→ **WORK INSTRUCTIONS**
In the listing that follows, retype every line from the first through the one containing "ctx.fillText('Figure 10', 410, 0)". Pictures are to be left out.
--
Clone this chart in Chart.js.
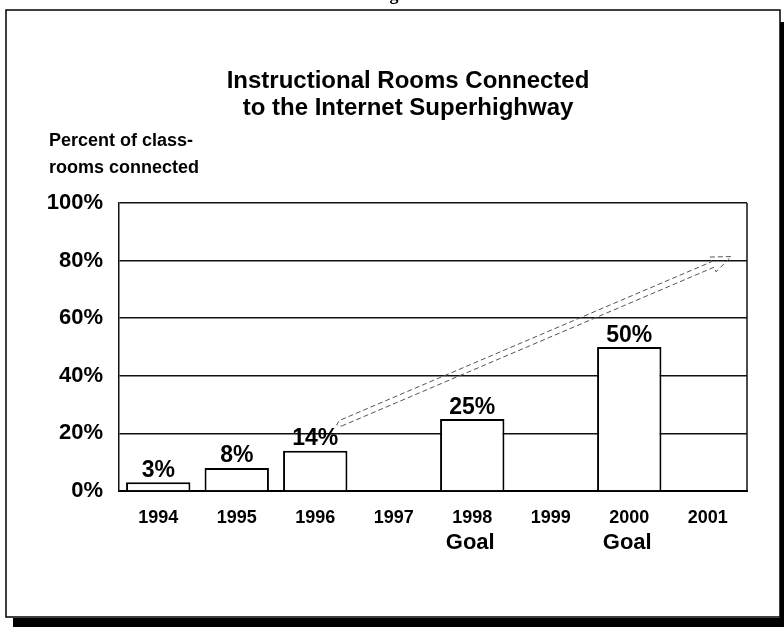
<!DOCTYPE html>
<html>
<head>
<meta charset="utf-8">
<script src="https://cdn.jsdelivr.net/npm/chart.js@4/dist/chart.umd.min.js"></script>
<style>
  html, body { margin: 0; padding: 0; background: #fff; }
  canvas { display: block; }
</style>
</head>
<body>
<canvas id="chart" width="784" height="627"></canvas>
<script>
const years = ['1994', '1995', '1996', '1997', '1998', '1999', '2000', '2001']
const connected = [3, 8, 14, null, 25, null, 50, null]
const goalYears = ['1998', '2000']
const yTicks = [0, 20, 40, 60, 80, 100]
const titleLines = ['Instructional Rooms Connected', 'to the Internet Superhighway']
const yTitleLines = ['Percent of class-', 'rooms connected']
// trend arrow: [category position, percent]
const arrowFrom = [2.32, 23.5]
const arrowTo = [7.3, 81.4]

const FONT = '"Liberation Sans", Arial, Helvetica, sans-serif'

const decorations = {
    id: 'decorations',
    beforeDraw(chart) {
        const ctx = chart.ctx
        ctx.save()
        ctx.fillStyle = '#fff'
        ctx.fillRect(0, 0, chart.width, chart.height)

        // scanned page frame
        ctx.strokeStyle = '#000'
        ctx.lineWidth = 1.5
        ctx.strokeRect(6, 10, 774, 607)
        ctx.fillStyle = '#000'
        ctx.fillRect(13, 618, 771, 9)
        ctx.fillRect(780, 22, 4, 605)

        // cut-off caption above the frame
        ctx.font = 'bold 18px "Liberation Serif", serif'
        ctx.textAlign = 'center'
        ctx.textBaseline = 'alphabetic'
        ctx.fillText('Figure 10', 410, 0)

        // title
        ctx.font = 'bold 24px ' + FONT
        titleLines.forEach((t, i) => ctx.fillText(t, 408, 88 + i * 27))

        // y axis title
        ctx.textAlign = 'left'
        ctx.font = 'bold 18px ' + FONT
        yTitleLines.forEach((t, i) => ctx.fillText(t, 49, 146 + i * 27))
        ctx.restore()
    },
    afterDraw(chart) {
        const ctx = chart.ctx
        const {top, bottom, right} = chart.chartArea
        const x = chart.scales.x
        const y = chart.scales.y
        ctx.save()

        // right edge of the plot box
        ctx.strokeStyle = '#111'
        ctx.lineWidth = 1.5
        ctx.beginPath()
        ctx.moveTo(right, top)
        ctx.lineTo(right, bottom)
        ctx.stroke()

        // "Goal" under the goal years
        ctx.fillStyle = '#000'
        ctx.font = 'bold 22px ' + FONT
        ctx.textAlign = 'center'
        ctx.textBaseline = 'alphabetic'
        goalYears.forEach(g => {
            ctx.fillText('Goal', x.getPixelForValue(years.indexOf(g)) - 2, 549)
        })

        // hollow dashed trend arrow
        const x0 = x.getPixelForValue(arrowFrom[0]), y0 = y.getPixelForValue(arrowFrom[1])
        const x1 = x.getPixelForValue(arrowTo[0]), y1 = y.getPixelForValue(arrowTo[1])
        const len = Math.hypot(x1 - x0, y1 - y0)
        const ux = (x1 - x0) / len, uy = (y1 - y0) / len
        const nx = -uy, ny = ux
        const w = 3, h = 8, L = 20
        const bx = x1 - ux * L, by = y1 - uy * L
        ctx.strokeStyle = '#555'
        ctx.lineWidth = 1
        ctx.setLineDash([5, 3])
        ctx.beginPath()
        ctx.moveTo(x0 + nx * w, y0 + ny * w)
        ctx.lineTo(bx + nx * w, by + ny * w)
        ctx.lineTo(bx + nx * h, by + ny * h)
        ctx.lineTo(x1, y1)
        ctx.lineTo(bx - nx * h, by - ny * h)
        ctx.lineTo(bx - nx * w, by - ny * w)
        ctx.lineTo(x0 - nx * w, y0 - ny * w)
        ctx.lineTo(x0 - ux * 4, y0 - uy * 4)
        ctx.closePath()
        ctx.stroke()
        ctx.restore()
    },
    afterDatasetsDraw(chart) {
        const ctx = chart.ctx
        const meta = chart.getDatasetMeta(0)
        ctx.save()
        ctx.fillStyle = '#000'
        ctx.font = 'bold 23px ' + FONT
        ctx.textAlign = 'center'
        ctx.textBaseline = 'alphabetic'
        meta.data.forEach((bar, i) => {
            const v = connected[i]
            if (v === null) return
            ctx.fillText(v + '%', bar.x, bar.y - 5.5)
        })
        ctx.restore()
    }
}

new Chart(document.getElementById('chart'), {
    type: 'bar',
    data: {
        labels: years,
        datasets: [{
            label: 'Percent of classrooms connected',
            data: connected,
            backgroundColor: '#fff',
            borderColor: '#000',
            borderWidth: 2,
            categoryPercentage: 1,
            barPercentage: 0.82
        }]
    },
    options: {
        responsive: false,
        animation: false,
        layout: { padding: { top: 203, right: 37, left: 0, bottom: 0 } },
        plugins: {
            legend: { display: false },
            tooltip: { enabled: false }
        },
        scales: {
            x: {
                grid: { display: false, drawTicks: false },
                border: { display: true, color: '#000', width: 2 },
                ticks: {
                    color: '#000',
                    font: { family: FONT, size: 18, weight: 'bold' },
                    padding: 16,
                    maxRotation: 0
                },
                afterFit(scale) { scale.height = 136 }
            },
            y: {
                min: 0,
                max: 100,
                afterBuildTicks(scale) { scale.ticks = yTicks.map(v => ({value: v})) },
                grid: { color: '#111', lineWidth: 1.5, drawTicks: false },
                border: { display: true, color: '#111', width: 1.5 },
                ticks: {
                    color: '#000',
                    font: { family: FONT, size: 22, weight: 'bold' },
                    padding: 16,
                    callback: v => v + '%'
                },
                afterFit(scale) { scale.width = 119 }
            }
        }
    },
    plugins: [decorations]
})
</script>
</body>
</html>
--
→ **RESPONSE TO THIS EXERCISE**
Clone this chart in Chart.js.
<!DOCTYPE html>
<html>
<head>
<meta charset="utf-8">
<script src="https://cdn.jsdelivr.net/npm/chart.js@4/dist/chart.umd.min.js"></script>
<style>
  html, body { margin: 0; padding: 0; background: #fff; }
  canvas { display: block; }
</style>
</head>
<body>
<canvas id="chart" width="784" height="627"></canvas>
<script>
const years = ['1994', '1995', '1996', '1997', '1998', '1999', '2000', '2001']
const connected = [3, 8, 14, null, 25, null, 50, null]
const goalYears = ['1998', '2000']
const yTicks = [0, 20, 40, 60, 80, 100]
const titleLines = ['Instructional Rooms Connected', 'to the Internet Superhighway']
const yTitleLines = ['Percent of class-', 'rooms connected']
// trend arrow: [category position, percent]
const arrowFrom = [2.32, 23.5]
const arrowTo = [7.3, 81.4]

const FONT = '"Liberation Sans", Arial, Helvetica, sans-serif'

const decorations = {
    id: 'decorations',
    beforeDraw(chart) {
        const ctx = chart.ctx
        ctx.save()
        ctx.fillStyle = '#fff'
        ctx.fillRect(0, 0, chart.width, chart.height)

        // scanned page frame
        ctx.strokeStyle = '#000'
        ctx.lineWidth = 1.5
        ctx.strokeRect(6, 10, 774, 607)
        ctx.fillStyle = '#000'
        ctx.fillRect(13, 618, 771, 9)
        ctx.fillRect(780, 22, 4, 605)

        // cut-off caption above the frame
        ctx.font = 'bold 18px "Liberation Serif", serif'
        ctx.textAlign = 'center'
        ctx.textBaseline = 'alphabetic'
        ctx.fillText('Figure 10', 410, 0)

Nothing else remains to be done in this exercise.